Professor Henry Srebrnik

Professor Henry Srebrnik

Tuesday, September 06, 2016

Is Trump Part of "Alt-Right" Movement?

Henry Srebrnik, [Charlottetown, PEI] Guardian
 
Ever since he entered the race to become the Republican candidate for president, Donald Trump has been accused of being a bigot, a racist, an anti-Semite, a xenophobe, a nativist, a right-wing populist, and a fascist.

He has been compared to, among others, Benito Mussolini, Juan Peron, Vladimir Putin, even Hitler, as well as notorious Americans of the past such as Huey Long, Father Coughlin and George Wallace.
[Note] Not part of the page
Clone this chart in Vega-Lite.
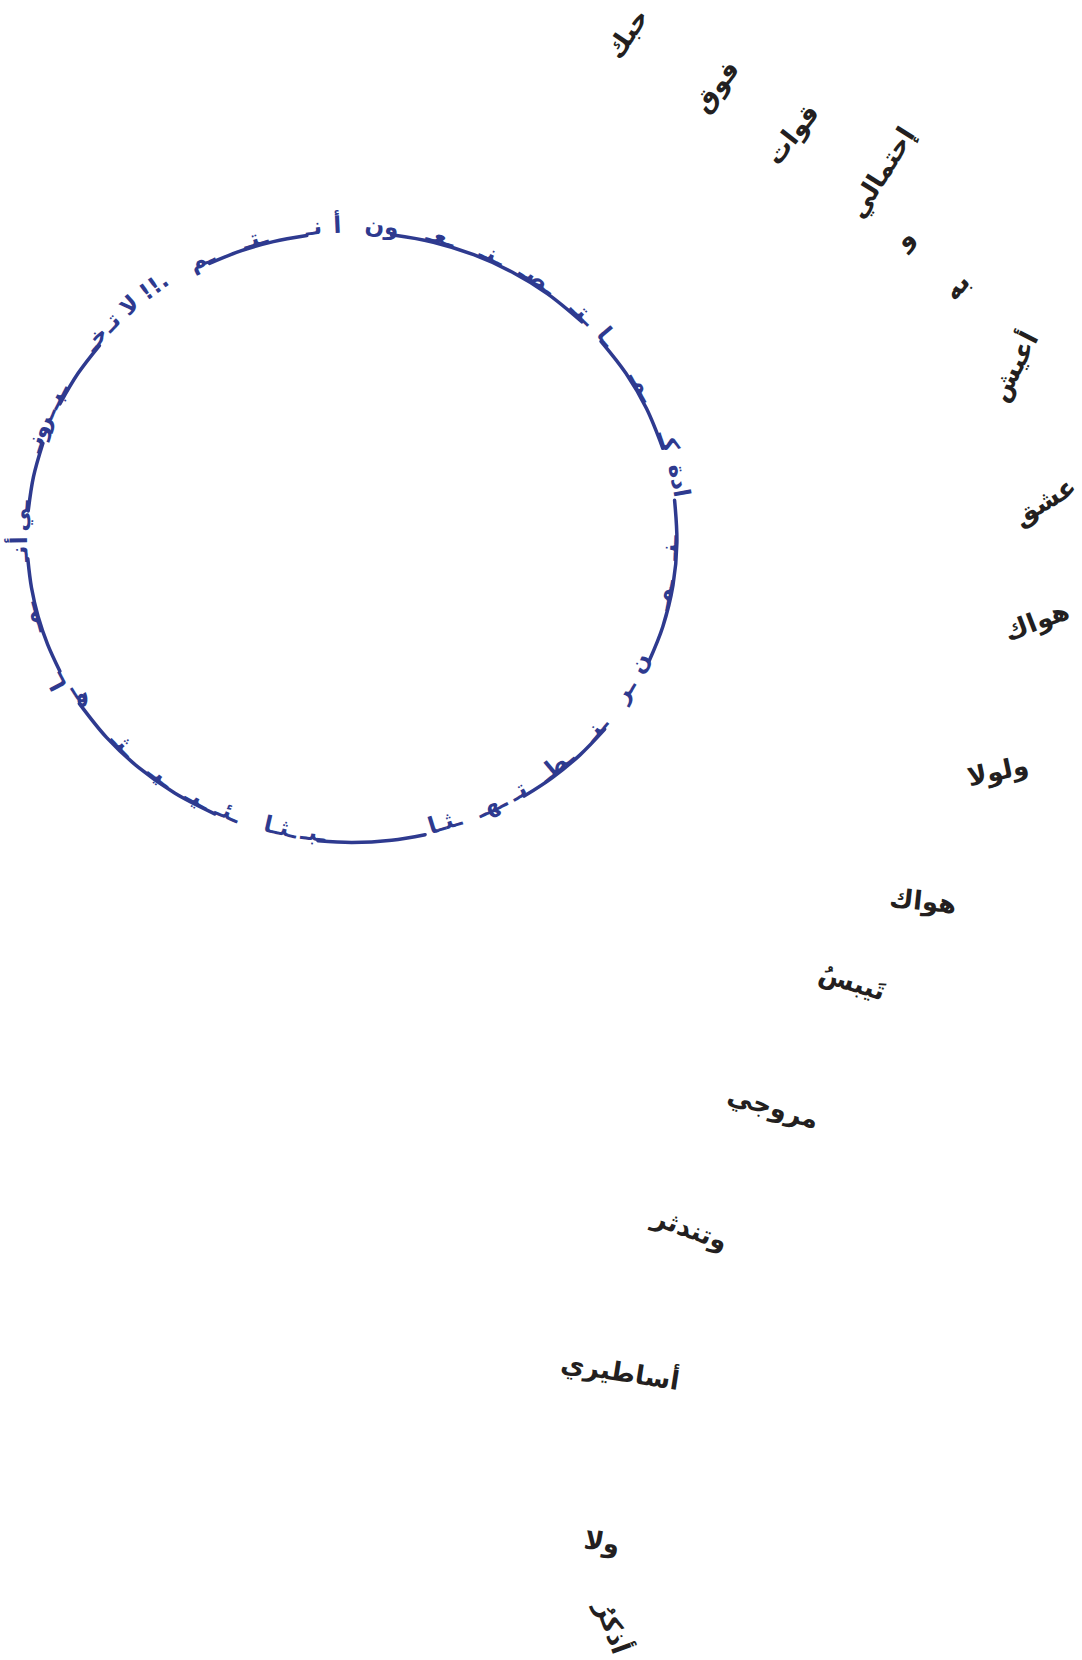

David Duke, the Louisiana neo-Nazi and one-time Ku Klux Klan Grand Wizard, expresses approval of Trump’s positions. He told National Public Radio that “nobody will be more supportive of his legislative agenda, his supreme court agenda, than I will.”

The leader of the American Nazi Party, Rocky Suhayda, has asserted that the election of Trump as president would present “a real opportunity for people like white nationalists” to start “acting intelligently.”

This is not good news for Trump, because Hillary Clinton is doing her best to associate him with the so-called “alt-right” movement.

On Aug. 25, in an address in Reno, NV, Clinton accused Trump of submitting to an “emerging racist ideology known as the alt-right.”

“Alt-right” is short for “alternative right,” to distinguish the movement from mainstream conservatism. The movement is largely a rebranding of various white supremacist groups whose essential character is one of strident ethno-nationalism.

It rejects “political correctness,” multiculturalism, diversity, and a globalist philosophy it considers elitist and anti-Western, and it is often associated with efforts to preserve “white identity.” It also opposes feminism, gay rights, and gun control.

It began with a speech the “paleo-conservative” writer Paul Gottfried gave in 2008, following the election of Barack Obama to the presidency.

Gottfried, a retired professor of humanities at Elizabeth College in Elizabethtown, PA., called for an “alternative right” that could defeat “the neoconservative-controlled conservative establishment.”

That idea was soon adopted by the “identitarian” nationalist Richard Spencer, head of the National Policy Institute, a white nationalist think tank, and its Radix Journal, founded  in 2012.

Spencer, who went to the Universities of Chicago and Virginia, maintains that white Americans need to “resist our dispossession.” In an interview with the Associated Press at the Republican National Convention last July, he advocated removing Blacks, Hispanics and Jews from the country.

Kevin MacDonald, a former psychology professor at California State University in Long Beach, CA, and an alt-right theorist, remarked that “white people in America are becoming a minority that is increasingly being victimized, and there’s a cost to multiculturalism and immigration.”

Another alt-right supporter, Jared Taylor, holds degrees from Yale and the Institut d’Etudes Politiques de Paris, and is the founder of the American Renaissance online magazine, which he started in 1990 as part of his New Century Foundation.

He asks, rhetorically, “Do you really believe that a future Afro-Hispanic-Caribbean-Asiatic America will be anything like the America your ancestors built?”

The website Breitbart News Network has become a popular outlet for alt-right views. Stephen Bannon, who has been serving as its executive chairman, was named the Trump campaign’s chief executive on Aug. 17.

It is true that Trump’s “America First” campaign slogan has attracted many on the alt-right, drawn in particular to his pledges to deport the estimated 11 million people living in the country illegally and to temporarily bar foreign Muslims from the U.S.

But Trump campaign spokeswoman Hope Hicks has responded to charges that Trump has encouraged the movement by stating that he has “never used or condoned that term and continues to disavow any groups or individuals associated with a message of hate.”